老後の医療費はどのくらい必要なのか。元経理マンの中町敏矢さんは「同じ手術でも、サラリーマンは10万円だが、住民税非課税者の70歳なら8000円で済む。低所得・高齢者ほど医療費は優遇されているので心配ない」という――。
※本稿は、中町敏矢『月14万円の年金で夫婦が生活している術』(ぱる出版)の一部を再編集したものです。
無料・格安で治療を受けられる「無料低額診療事業」
「おカネがないから病院には行けない」と諦めることはない。
おカネがなくてもOKという病院がある。それは「無料低額診療事業」という制度にかかわる医療機関だ。
生活保護を受けていれば、自治体に指定された医療機関でかかる医療費は無料になる。
一方、無料低額診療事業は、生活保護を受けていないが、経済的に立ち往生している人が、無料または格安で治療が受けられるという、法で規定された制度である。
ただし、どの病院でもやっているわけではない。厚生労働省が2021年にまとめたデータでは、全国732カ所の医療機関が実施している。
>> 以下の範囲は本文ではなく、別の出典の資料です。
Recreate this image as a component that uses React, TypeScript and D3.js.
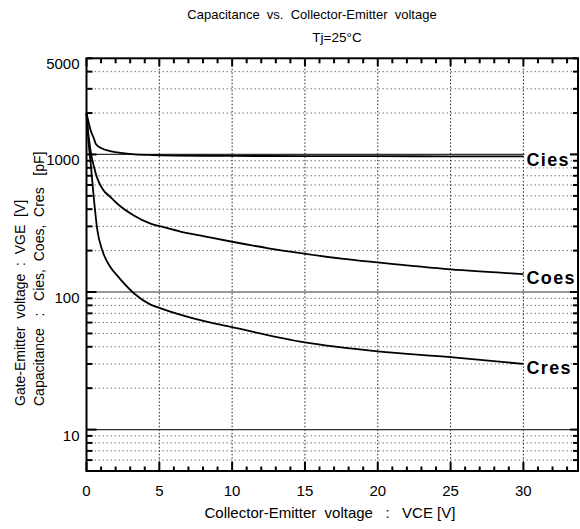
import React from "react";
import * as d3 from "d3";

// ---- data ----
const vceCies = [0, 0.29, 0.52, 0.64, 1.07, 1.5, 2.1, 3.3, 4.5, 6, 10, 15, 20, 25, 30];
const cies = [2000, 1490, 1296, 1192, 1105, 1065, 1036, 1003, 990, 982, 976, 973, 971, 970, 970];

const vceCoes = [0, 0.1, 0.29, 0.52, 0.75, 1.09, 1.66, 2.1, 3.25, 4.4, 5.3, 6.45, 8.1, 10, 12.5, 15, 17.5, 20, 25, 30];
const coes = [2000, 1500, 1050, 806, 667, 564, 488, 440, 360, 314, 296, 275, 254, 232, 208, 190, 175, 164, 146, 135];

const vceCres = [0, 0.15, 0.29, 0.52, 0.75, 1.09, 1.66, 2.1, 3.25, 4.4, 5.1, 7.4, 10, 15, 20, 25, 30];
const cres = [2000, 1200, 855, 461, 279, 200, 151, 132, 98, 81, 76, 64, 55.5, 43, 37, 33.6, 30];

const seriesNames = ["Cies", "Coes", "Cres"];
const xTickLabels = [0, 5, 10, 15, 20, 25, 30];
const yTickLabels = [10, 100, 1000, 5000];
const yMajorGrid = [10, 100, 1000];

const titleLine1 = "Capacitance  vs.  Collector-Emitter  voltage";
const titleLine2 = "Tj=25°C";
const xTitle = "Collector-Emitter  voltage   :   VCE [V]";
const yTitle1 = "Gate-Emitter  voltage  :  VGE  [V]";
const yTitle2 = "Capacitance   :   Cies,  Coes,  Cres   [pF]";

// ---- layout ----
const W = 580, H = 529;
const LEFT = 86.5, RIGHT = 578, TOP = 58.3, BOTTOM = 471;
const X_MAX = 33.75;

const x = d3.scaleLinear().domain([0, X_MAX]).range([LEFT, RIGHT]);
const y = d3.scaleLog().domain([5, 5000]).range([BOTTOM, TOP]);

const font = "'Liberation Sans', Arial, Helvetica, sans-serif";

export default function App() {
  const line = d3
    .line<[number, number]>()
    .x((d) => x(d[0]))
    .y((d) => y(d[1]))
    .curve(d3.curveMonotoneX);

  const series = [
    { name: seriesNames[0], v: vceCies, c: cies },
    { name: seriesNames[1], v: vceCoes, c: coes },
    { name: seriesNames[2], v: vceCres, c: cres },
  ];

  const yMinor: number[] = [];
  for (let dec = 1; dec <= 1000; dec *= 10) {
    for (let m = 1; m <= 9; m++) {
      const v = m * dec;
      if (v >= 5 && v <= 5000) yMinor.push(v);
    }
  }
  const xMinor = d3.range(0, Math.floor(X_MAX) + 1);

  return (
    <svg
      width={W}
      height={H}
      style={{ position: "absolute", left: 0, top: 0, background: "#fff" }}
      fontFamily={font}
    >
      <rect x={0} y={0} width={W} height={H} fill="#fff" />
      {/* Title */}
      <text x={312} y={19} fontSize={13} textAnchor="middle" style={{ whiteSpace: "pre" }}>
        {titleLine1}
      </text>
      <text x={337} y={41.5} fontSize={13.5} textAnchor="middle">
        {titleLine2}
      </text>

      {/* minor horizontal grid */}
      {yMinor
        .filter((v) => v > 5 && v < 5000 && !yMajorGrid.includes(v))
        .map((v) => (
          <line
            key={"hg" + v}
            x1={LEFT}
            x2={RIGHT}
            y1={y(v)}
            y2={y(v)}
            stroke="#777"
            strokeWidth={1}
            strokeDasharray="1.5,2.5"
          />
        ))}
      {/* vertical grid */}
      {xTickLabels
        .filter((v) => v > 0)
        .map((v) => (
          <line
            key={"vg" + v}
            x1={x(v)}
            x2={x(v)}
            y1={TOP}
            y2={BOTTOM}
            stroke="#222"
            strokeWidth={1}
            strokeDasharray="1.5,2"
          />
        ))}
      {/* major horizontal grid */}
      {yMajorGrid.map((v) => (
        <line
          key={"mg" + v}
          x1={LEFT}
          x2={RIGHT}
          y1={y(v)}
          y2={y(v)}
          stroke="#333"
          strokeWidth={1.2}
        />
      ))}

      {/* curves */}
      {series.map((s) => (
        <path
          key={s.name}
          d={line(s.v.map((v, i) => [v, s.c[i]] as [number, number])) || ""}
          fill="none"
          stroke="#000"
          strokeWidth={1.8}
        />
      ))}

      {/* series labels */}
      {series.map((s) => {
        const last = s.c[s.c.length - 1];
        const ly = y(last);
        return (
          <g key={"lbl" + s.name}>
            <rect x={x(30) + 1} y={ly - 6} width={46} height={17} fill="#fff" />
            <text
              x={x(30) + 3}
              y={ly + 10}
              fontSize={18}
              fontWeight="bold"
              letterSpacing={1.4}
            >
              {s.name}
            </text>
          </g>
        );
      })}

      {/* frame */}
      <rect
        x={LEFT}
        y={TOP}
        width={RIGHT - LEFT}
        height={BOTTOM - TOP}
        fill="none"
        stroke="#000"
        strokeWidth={2}
      />

      {/* x ticks bottom & top */}
      {xMinor.map((v) => {
        const major = v % 5 === 0;
        return (
          <g key={"xt" + v}>
            <line x1={x(v)} x2={x(v)} y1={BOTTOM} y2={BOTTOM - (major ? 9 : 4.5)} stroke="#000" strokeWidth={2} />
            <line x1={x(v)} x2={x(v)} y1={TOP} y2={TOP + (major ? 8 : 5)} stroke="#000" strokeWidth={2} />
          </g>
        );
      })}
      {/* y ticks left & right */}
      {yMinor.map((v) => {
        const major = yMajorGrid.includes(v);
        return (
          <g key={"yt" + v}>
            <line x1={LEFT} x2={LEFT + (major ? 10 : 6)} y1={y(v)} y2={y(v)} stroke="#000" strokeWidth={2} />
            <line x1={RIGHT} x2={RIGHT - (major ? 8 : 5)} y1={y(v)} y2={y(v)} stroke="#000" strokeWidth={2} />
          </g>
        );
      })}

      {/* tick labels */}
      {xTickLabels.map((v) => (
        <text key={"xl" + v} x={x(v)} y={495.5} fontSize={15} textAnchor="middle">
          {v}
        </text>
      ))}
      {yTickLabels.map((v) => (
        <text key={"yl" + v} x={79.5} y={y(v) + 11} fontSize={15} textAnchor="end">
          {v}
        </text>
      ))}

      {/* axis titles */}
      <text x={330} y={518} fontSize={15} textAnchor="middle" style={{ whiteSpace: "pre" }}>
        {xTitle}
      </text>
      <text
        transform="translate(25,406) rotate(-90)"
        fontSize={14}
        textAnchor="start"
        style={{ whiteSpace: "pre" }}
      >
        {yTitle1}
      </text>
      <text
        transform="translate(44,406) rotate(-90)"
        fontSize={14}
        textAnchor="start"
        style={{ whiteSpace: "pre" }}
      >
        {yTitle2}
      </text>
    </svg>
  );
}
収入が生活保護基準の120%以下なら無料、140%以下なら安くする、という基準を設けている病院が多い。
〈無料低額診療施設の探し方〉
・インターネットで「無料低額診療 病院 住んでいる地域」で検索する。
・全日本民医連のサイトがくわしい。
・自治体の社会福祉担当の部署や、社会福祉協議会でも紹介してくれる。
〈無料低額診療を受ける手続き〉
1.病院に駐在する医療ソーシャルワーカーと面談する。無料低額診療を行っている病院には、必ず医療ソーシャルワーカーがいる。
2.面談では収入、生活状況、健康状態についての確認がある。
3.収入の説明のため、年金通知書、給与明細、預金通帳などを持参する。